* Start *

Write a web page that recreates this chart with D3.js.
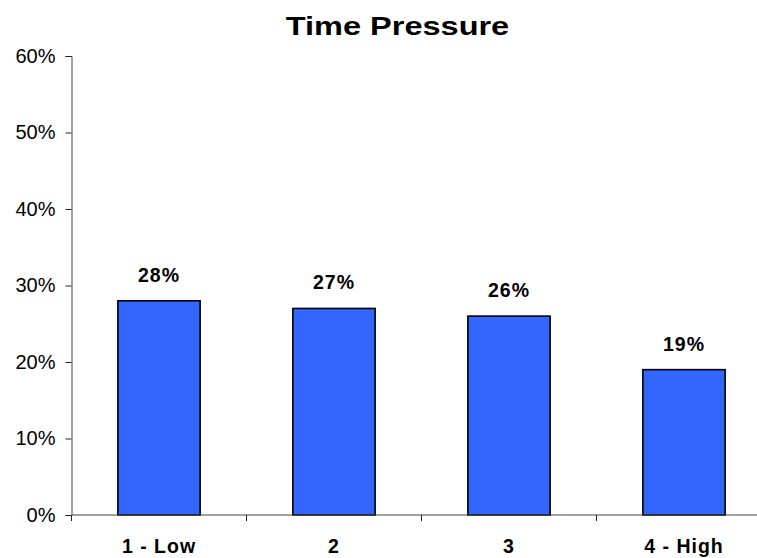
<!DOCTYPE html>
<html>
<head>
<meta charset="utf-8">
<script src="https://cdn.jsdelivr.net/npm/d3@7/dist/d3.min.js"></script>
<style>
  html, body { margin: 0; padding: 0; background: #fff; }
  svg { display: block; font-family: Arial, "Liberation Sans", sans-serif; }
</style>
</head>
<body>
<svg id="chart" width="757" height="558"></svg>
<script>
// Share of respondents by perceived time pressure
const categories = ["1 - Low", "2", "3", "4 - High"];
const shares = [0.28, 0.27, 0.26, 0.19];
const yTicks = [0, 0.1, 0.2, 0.3, 0.4, 0.5, 0.6];
const title = "Time Pressure";

const svg = d3.select("#chart");
const plotLeft = 71.5, plotRight = 771.5, plotTop = 56, plotBottom = 515;

const x = d3.scaleBand()
  .domain(categories)
  .range([plotLeft, plotRight])
  .paddingInner(0.53)
  .paddingOuter(0.265);

const y = d3.scaleLinear()
  .domain([0, 0.6])
  .range([plotBottom, plotTop]);

const pct = d3.format(".0%");

// Title (wide bold face)
svg.append("text")
  .attr("transform", "translate(397.5,35) scale(1.25,1)")
  .attr("text-anchor", "middle")
  .attr("font-size", 26)
  .attr("font-weight", "bold")
  .text(title);

// Bars
svg.append("g")
  .selectAll("rect")
  .data(shares)
  .join("rect")
  .attr("x", (d, i) => x(categories[i]))
  .attr("y", d => y(d))
  .attr("width", x.bandwidth())
  .attr("height", d => y(0) - y(d))
  .attr("fill", "#3366FF")
  .attr("stroke", "#000")
  .attr("stroke-width", 1.6);

// Value labels
svg.append("g")
  .selectAll("text")
  .data(shares)
  .join("text")
  .attr("x", (d, i) => x(categories[i]) + x.bandwidth() / 2)
  .attr("y", d => y(d) - 19)
  .attr("text-anchor", "middle")
  .attr("font-size", 19.5)
  .attr("font-weight", "bold")
  .attr("letter-spacing", 1)
  .text(d => pct(d));

// Y axis
const yAxis = svg.append("g")
  .attr("transform", `translate(${plotLeft},0)`)
  .call(d3.axisLeft(y).tickValues(yTicks).tickFormat(pct).tickSize(6).tickPadding(10));
yAxis.select(".domain").attr("stroke", "#444");
yAxis.selectAll(".tick line").attr("stroke", "#222");
yAxis.selectAll(".tick text")
  .attr("font-size", 20)
  .attr("font-family", "Arial, 'Liberation Sans', sans-serif")
  .attr("fill", "#000");

// X axis: baseline with ticks at category boundaries
const xAxis = svg.append("g");
xAxis.append("line")
  .attr("x1", plotLeft).attr("x2", plotRight)
  .attr("y1", y(0)).attr("y2", y(0))
  .attr("stroke", "#444");
const bounds = d3.range(categories.length + 1).map(i => plotLeft + i * x.step());
xAxis.selectAll("line.tick")
  .data(bounds)
  .join("line")
  .attr("class", "tick")
  .attr("x1", d => d).attr("x2", d => d)
  .attr("y1", y(0)).attr("y2", y(0) + 6)
  .attr("stroke", "#222");
xAxis.selectAll("text")
  .data(categories)
  .join("text")
  .attr("x", d => x(d) + x.bandwidth() / 2)
  .attr("y", y(0) + 38)
  .attr("text-anchor", "middle")
  .attr("font-size", 19.5)
  .attr("font-weight", "bold")
  .attr("letter-spacing", 1)
  .text(d => d);
</script>
</body>
</html>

* End *

#### EXERCISE:
Quote the data above in full, leaving out the pictures it holds.

#### REPLY TO THE EXERCISE:
Write a web page that recreates this chart with D3.js.
<!DOCTYPE html>
<html>
<head>
<meta charset="utf-8">
<script src="https://cdn.jsdelivr.net/npm/d3@7/dist/d3.min.js"></script>
<style>
  html, body { margin: 0; padding: 0; background: #fff; }
  svg { display: block; font-family: Arial, "Liberation Sans", sans-serif; }
</style>
</head>
<body>
<svg id="chart" width="757" height="558"></svg>
<script>
// Share of respondents by perceived time pressure
const categories = ["1 - Low", "2", "3", "4 - High"];
const shares = [0.28, 0.27, 0.26, 0.19];
const yTicks = [0, 0.1, 0.2, 0.3, 0.4, 0.5, 0.6];
const title = "Time Pressure";

const svg = d3.select("#chart");
const plotLeft = 71.5, plotRight = 771.5, plotTop = 56, plotBottom = 515;

const x = d3.scaleBand()
  .domain(categories)
  .range([plotLeft, plotRight])
  .paddingInner(0.53)
  .paddingOuter(0.265);

const y = d3.scaleLinear()
  .domain([0, 0.6])
  .range([plotBottom, plotTop]);

const pct = d3.format(".0%");

// Title (wide bold face)
svg.append("text")
  .attr("transform", "translate(397.5,35) scale(1.25,1)")
  .attr("text-anchor", "middle")
  .attr("font-size", 26)
  .attr("font-weight", "bold")
  .text(title);

// Bars
svg.append("g")
  .selectAll("rect")
  .data(shares)
  .join("rect")
  .attr("x", (d, i) => x(categories[i]))
  .attr("y", d => y(d))
  .attr("width", x.bandwidth())
  .attr("height", d => y(0) - y(d))
  .attr("fill", "#3366FF")
  .attr("stroke", "#000")
  .attr("stroke-width", 1.6);

// Value labels
svg.append("g")
  .selectAll("text")
  .data(shares)
  .join("text")
  .attr("x", (d, i) => x(categories[i]) + x.bandwidth() / 2)
  .attr("y", d => y(d) - 19)
  .attr("text-anchor", "middle")
  .attr("font-size", 19.5)
  .attr("font-weight", "bold")
  .attr("letter-spacing", 1)
  .text(d => pct(d));

// Y axis
const yAxis = svg.append("g")
  .attr("transform", `translate(${plotLeft},0)`)
  .call(d3.axisLeft(y).tickValues(yTicks).tickFormat(pct).tickSize(6).tickPadding(10));
yAxis.select(".domain").attr("stroke", "#444");
yAxis.selectAll(".tick line").attr("stroke", "#222");
yAxis.selectAll(".tick text")
  .attr("font-size", 20)
  .attr("font-family", "Arial, 'Liberation Sans', sans-serif")
  .attr("fill", "#000");

// X axis: baseline with ticks at category boundaries
const xAxis = svg.append("g");
xAxis.append("line")
  .attr("x1", plotLeft).attr("x2", plotRight)
  .attr("y1", y(0)).attr("y2", y(0))
  .attr("stroke", "#444");
const bounds = d3.range(categories.length + 1).map(i => plotLeft + i * x.step());
xAxis.selectAll("line.tick")
  .data(bounds)
  .join("line")
  .attr("class", "tick")
  .attr("x1", d => d).attr("x2", d => d)
  .attr("y1", y(0)).attr("y2", y(0) + 6)
  .attr("stroke", "#222");
xAxis.selectAll("text")
  .data(categories)
  .join("text")
  .attr("x", d => x(d) + x.bandwidth() / 2)
  .attr("y", y(0) + 38)
  .attr("text-anchor", "middle")
  .attr("font-size", 19.5)
  .attr("font-weight", "bold")
  .attr("letter-spacing", 1)
  .text(d => d);
</script>
</body>
</html>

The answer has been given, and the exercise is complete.